There is nothing whatever in petitioner’s contentions that there is essential unfairness in the application of what petitioner insists is “a test having retroactive application,” a species of ex post facto ruling, and that the SEC has abdicated its powers in ruling that in its disposition of the Section 12(d) proceeding it could do no more than impose “such terms as the Commission may deem necessary to impose for the protection of investors.”
There is no basis for the claim of unfairness. All companies whose stock is listed are informed that the New York Stock Exchange Rules are subject to constant revision in the light of the changing economy and that their stock may be delisted if they do not meet standards established or revised subsequent to the original listing of the stock. The reference to “the average net earnings after taxes for the last three years,” as well as to the size of the company and the value of its net tangible assets or the “aggregate value of the common stock” is in all respects reasonable. One of the main purposes of the Act was the protection of investors and prospective investors. Future purchasers of securities are those peculiarly in need of the sort of protection which is afforded by delisting. If new standards could be made effective only after a lapse of years or even months, such protection might turn out to be illusory and of the too-late variety. As the Commission pointed out in its opinion in the case at bar, the possible adverse effects upon current security holders “inherent in any delisting * * * must be weighed against the protection afforded future purchasers by removing from exchange trading securities found unsuitable for that market.”

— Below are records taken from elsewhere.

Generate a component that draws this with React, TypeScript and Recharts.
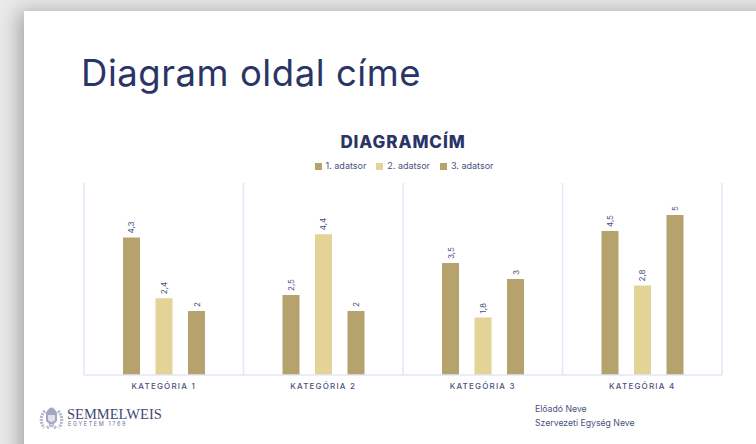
import { Bar, BarChart, CartesianGrid, LabelList, Legend, XAxis, YAxis } from "recharts";

const categories = ["KATEGÓRIA 1", "KATEGÓRIA 2", "KATEGÓRIA 3", "KATEGÓRIA 4"];
const series1 = [4.3, 2.5, 3.5, 4.5];
const series2 = [2.4, 4.4, 1.8, 2.8];
const series3 = [2, 2, 3, 5];
const seriesNames = ["1. adatsor", "2. adatsor", "3. adatsor"];

const data = categories.map((name, i) => ({
  name,
  s1: series1[i],
  s2: series2[i],
  s3: series3[i],
}));

const FONT = "Inter, 'DejaVu Sans', sans-serif";
const NAVY = "#2a3466";
const TEXT = "#4a5180";
const DARK = "#b5a26c";
const LIGHT = "#e3d396";
const GRID = "#e3e6f4";

function fmt(v: number) {
  return String(v).replace(".", ",");
}

function RotatedLabel(props: any) {
  const { x, y, width, value } = props;
  const cx = x + width / 2;
  const cy = y - 4;
  return (
    <text
      x={cx}
      y={cy}
      dy={3}
      transform={`rotate(-90 ${cx} ${cy})`}
      fontSize={8}
      fontFamily={FONT}
      fill={TEXT}
      textAnchor="start"
    >
      {fmt(value)}
    </text>
  );
}

// rough stand-in for the university crest
function Crest() {
  return (
    <svg width={27} height={28} viewBox="0 0 27 28" style={{ position: "absolute", left: 38, top: 403 }}>
      <path d="M8 10 Q13.5 -1 19 10 L19 18 Q13.5 25 8 18 Z" fill="#a3a8c2" />
      <path d="M10 12 H17 V17 Q13.5 21 10 17 Z" fill="#dfe1ec" />
      <path
        d="M7 8 Q0 15 6 25 M20 8 Q27 15 21 25 M9 25 L13 22 M18 25 L14 22"
        fill="none"
        stroke="#b4b8ce"
        strokeWidth={3.2}
        strokeDasharray="2 1"
      />
    </svg>
  );
}

export default function App() {
  return (
    <div
      style={{
        position: "fixed",
        left: 0,
        top: 0,
        width: 756,
        height: 444,
        overflow: "hidden",
        background: "#e9e9e9",
        fontFamily: FONT,
      }}
    >
      <div
        style={{
          position: "absolute",
          left: 24,
          top: 11,
          width: 760,
          height: 460,
          background: "#fff",
          boxShadow: "-5px 1px 18px rgba(0,0,0,0.3)",
        }}
      />
      <div
        style={{
          position: "absolute",
          left: 81,
          top: 51,
          fontSize: 36.5,
          lineHeight: "44px",
          color: NAVY,
          letterSpacing: 0.55,
          whiteSpace: "nowrap",
        }}
      >
        Diagram oldal címe
      </div>
      <div
        style={{
          position: "absolute",
          left: 0,
          width: 806,
          top: 131,
          textAlign: "center",
          fontSize: 17,
          lineHeight: "22px",
          fontWeight: 800,
          color: NAVY,
          letterSpacing: 0.9,
        }}
      >
        DIAGRAMCÍM
      </div>
      <div style={{ position: "absolute", left: 0, top: 0 }}>
        <BarChart
          width={756}
          height={444}
          data={data}
          margin={{ top: 171, right: 34, bottom: 49, left: 84 }}
          barSize={17}
          barGap={15.5}
        >
          <CartesianGrid
            horizontal={false}
            stroke={GRID}
            strokeWidth={1.5}
            verticalCoordinatesGenerator={({ offset }: any) =>
              [0, 1, 2, 3, 4].map((i) => offset.left + (i * offset.width) / categories.length)
            }
          />
          <XAxis
            dataKey="name"
            axisLine={{ stroke: GRID, strokeWidth: 1.5 }}
            tickLine={false}
            tickMargin={2}
            height={20}
            tick={{ fontSize: 8, fontFamily: FONT, fontWeight: 500, fill: TEXT, letterSpacing: 1.2 }}
          />
          <YAxis hide domain={[0, 6]} />
          <Legend
            verticalAlign="top"
            iconType="square"
            iconSize={7}
            height={0}
            wrapperStyle={{ top: 160, left: 6, width: 806, fontSize: 9, lineHeight: "12px" }}
            formatter={(value: string) => <span style={{ color: TEXT }}>{value}</span>}
          />
          <Bar dataKey="s1" name={seriesNames[0]} fill={DARK} isAnimationActive={false}>
            <LabelList dataKey="s1" content={RotatedLabel} />
          </Bar>
          <Bar dataKey="s2" name={seriesNames[1]} fill={LIGHT} isAnimationActive={false}>
            <LabelList dataKey="s2" content={RotatedLabel} />
          </Bar>
          <Bar dataKey="s3" name={seriesNames[2]} fill={DARK} isAnimationActive={false}>
            <LabelList dataKey="s3" content={RotatedLabel} />
          </Bar>
        </BarChart>
      </div>
      <Crest />
      <div
        style={{
          position: "absolute",
          left: 67,
          top: 406,
          fontFamily: "'Liberation Serif', serif",
          fontSize: 14.5,
          lineHeight: "16px",
          color: "#3f4775",
          whiteSpace: "nowrap",
        }}
      >
        SEMMELWEIS
      </div>
      <div
        style={{
          position: "absolute",
          left: 68,
          top: 420,
          fontSize: 5.5,
          lineHeight: "8px",
          letterSpacing: 1.6,
          color: "#6a7096",
          whiteSpace: "nowrap",
        }}
      >
        EGYETEM 1769
      </div>
      <div style={{ position: "absolute", left: 535, top: 403, fontSize: 8.7, lineHeight: "12px", color: TEXT, whiteSpace: "nowrap" }}>
        Előadó Neve
      </div>
      <div style={{ position: "absolute", left: 535, top: 417, fontSize: 8.7, lineHeight: "12px", color: TEXT, whiteSpace: "nowrap" }}>
        Szervezeti Egység Neve
      </div>
    </div>
  );
}
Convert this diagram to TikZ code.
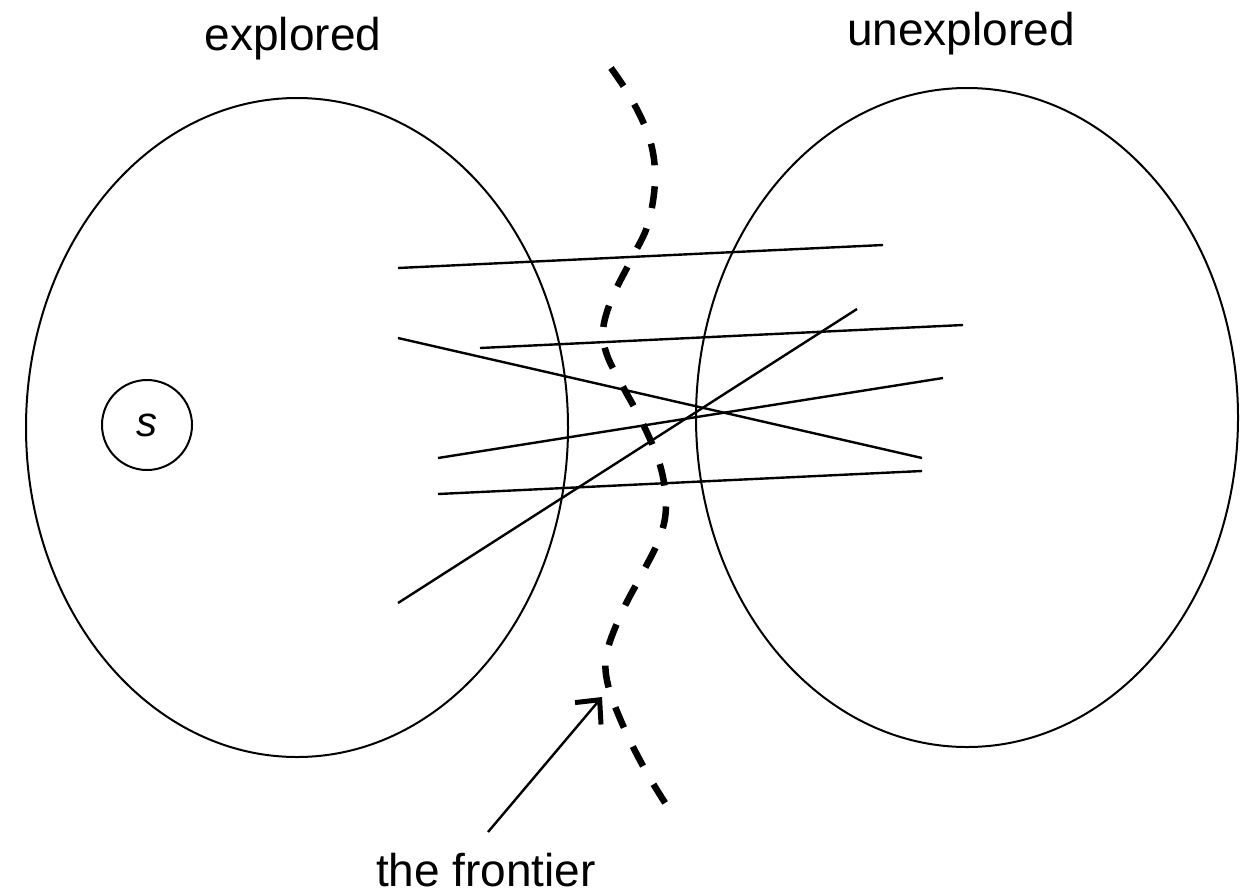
\documentclass[tikz,border=0pt]{standalone}
\usepackage{fontspec}
\setmainfont{Liberation Sans}
\usetikzlibrary{arrows.meta}
\begin{document}
\begin{tikzpicture}[x=1pt,y=-1pt,
  setline/.style={line width=2pt},
  edge/.style={line width=2.4pt},
  label/.style={font=\fontsize{46}{50}\selectfont, anchor=base, inner sep=0pt},
  frontier/.style={line width=6.5pt, dash pattern=on 22pt off 21pt, dash phase=0pt},
]
\useasboundingbox (0,0) rectangle (1252,895);
% sets
\draw[setline] (297,427.5) ellipse [x radius=271, y radius=329.5];
\draw[setline] (967,417.5) ellipse [x radius=271, y radius=329.5];
\node[circle, draw, line width=2pt, minimum size=90pt, inner sep=0pt,
      font=\fontsize{42}{44}\selectfont\itshape] (s) at (147,425) {s};
% edges crossing
\coordinate (a1) at (398,268); \coordinate (b1) at (883,245);
\coordinate (a2) at (480,348); \coordinate (b2) at (963,325);
\coordinate (a3) at (398,338); \coordinate (b3) at (922,458);
\coordinate (a4) at (438,458); \coordinate (b4) at (943,378);
\coordinate (a5) at (438,494); \coordinate (b5) at (922,471);
\coordinate (a6) at (398,603); \coordinate (b6) at (857,309);
\foreach \i in {1,...,6} \draw[edge] (a\i) -- (b\i);
% frontier
\draw[frontier] plot[smooth, tension=0.6] coordinates {
 (611,68) (632,100) (650,140) (655,180) (648,224) (632,258) (612,298)
 (603,330) (607,355) (622,385) (642,422) (660,465) (666,505) (660,537)
 (643,572) (623,610) (607,652) (608,685) (625,730) (648,775) (671,812)};
% labels
\node[label] (explored) at (293,50) {explored};
\node[label] (unexplored) at (961,45) {unexplored};
\node[label] (frontlabel) at (486,886) {the frontier};
\coordinate (tail) at (488,832);
\coordinate (tip) at (602,697);
\draw[line width=2.4pt, -{Straight Barb[length=18pt, width=34pt, line width=5pt]}] (tail) -- (tip);
\end{tikzpicture}
\end{document}
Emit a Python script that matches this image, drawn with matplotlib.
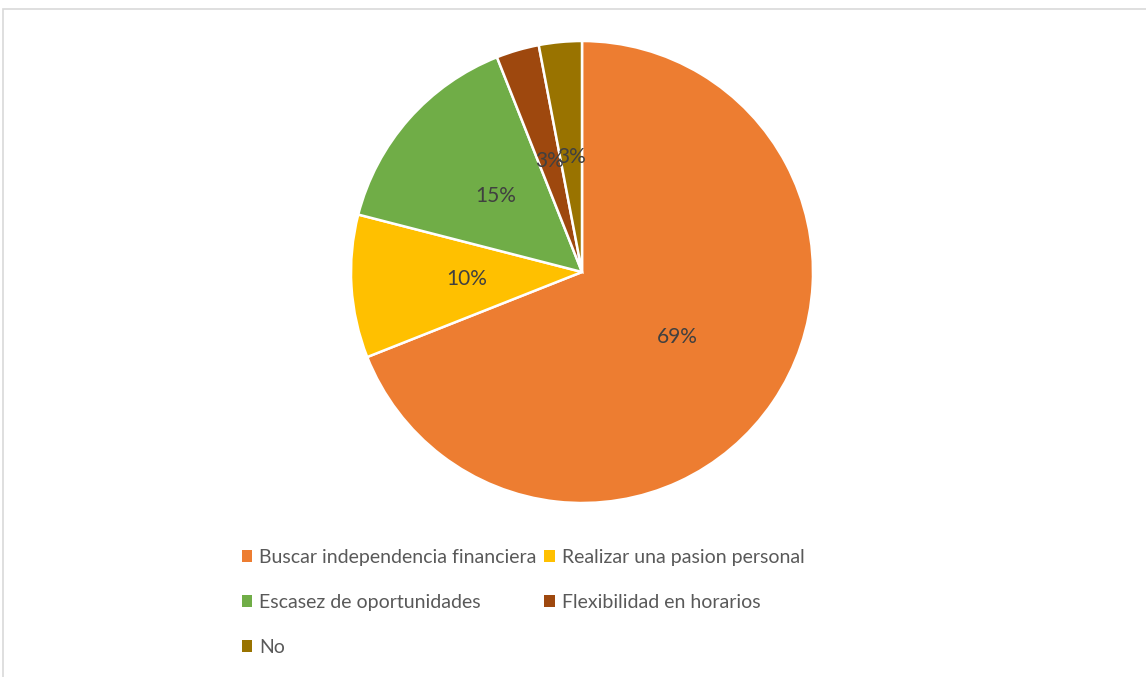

The so-called abdication of power by the SEC comes to no more than this: when the amended rule was promulgated the SEC allowed it to become effective and decided not to challenge its propriety or reasonableness in a Section 19(b) proceeding. This is the exercise rather than the abdication of power. Moreover, after the commencement of the Section 12(d) proceeding, it was still not too late for the SEC to hold the delisting proceeding in abeyance until it had taken such action as it thought proper pursuant to the provisions of Section 19(b).
Petitioner has, we think, entirely misconceived the mechanics of the Act in this matter of delisting. “Although a wide measure of initiative and responsibility is left with the exchanges, reserved control is in the Commission if the exchanges do not meet their responsibility.” H.R.Rep. No. 1383, 73d Cong., 2d Sess. (1934), p. 15. Accordingly, it is within the power of the exchange to alter its delisting rules at any time and to suspend trading in any particular stock. The SEC then may exercise its control in either of the two ways prescribed in Sections 12(d) and 19(b). If in the exercise of its supervisory powers the SEC decides to let the delisting rule of the exchange remain unchallenged and acts only on application of the issuer or the exchange in a Section 12(d) proceeding, the legislative pattern contemplates that the power of the SEC in that proceeding be limited to the imposition of “such terms as the Commission may deem necessary to impose for the protection of investors.” That the SEC found it unnecessary to impose any terms in the Section 12(d) proceeding in this case was a proper exercise of its functions and we shall not disturb the finding.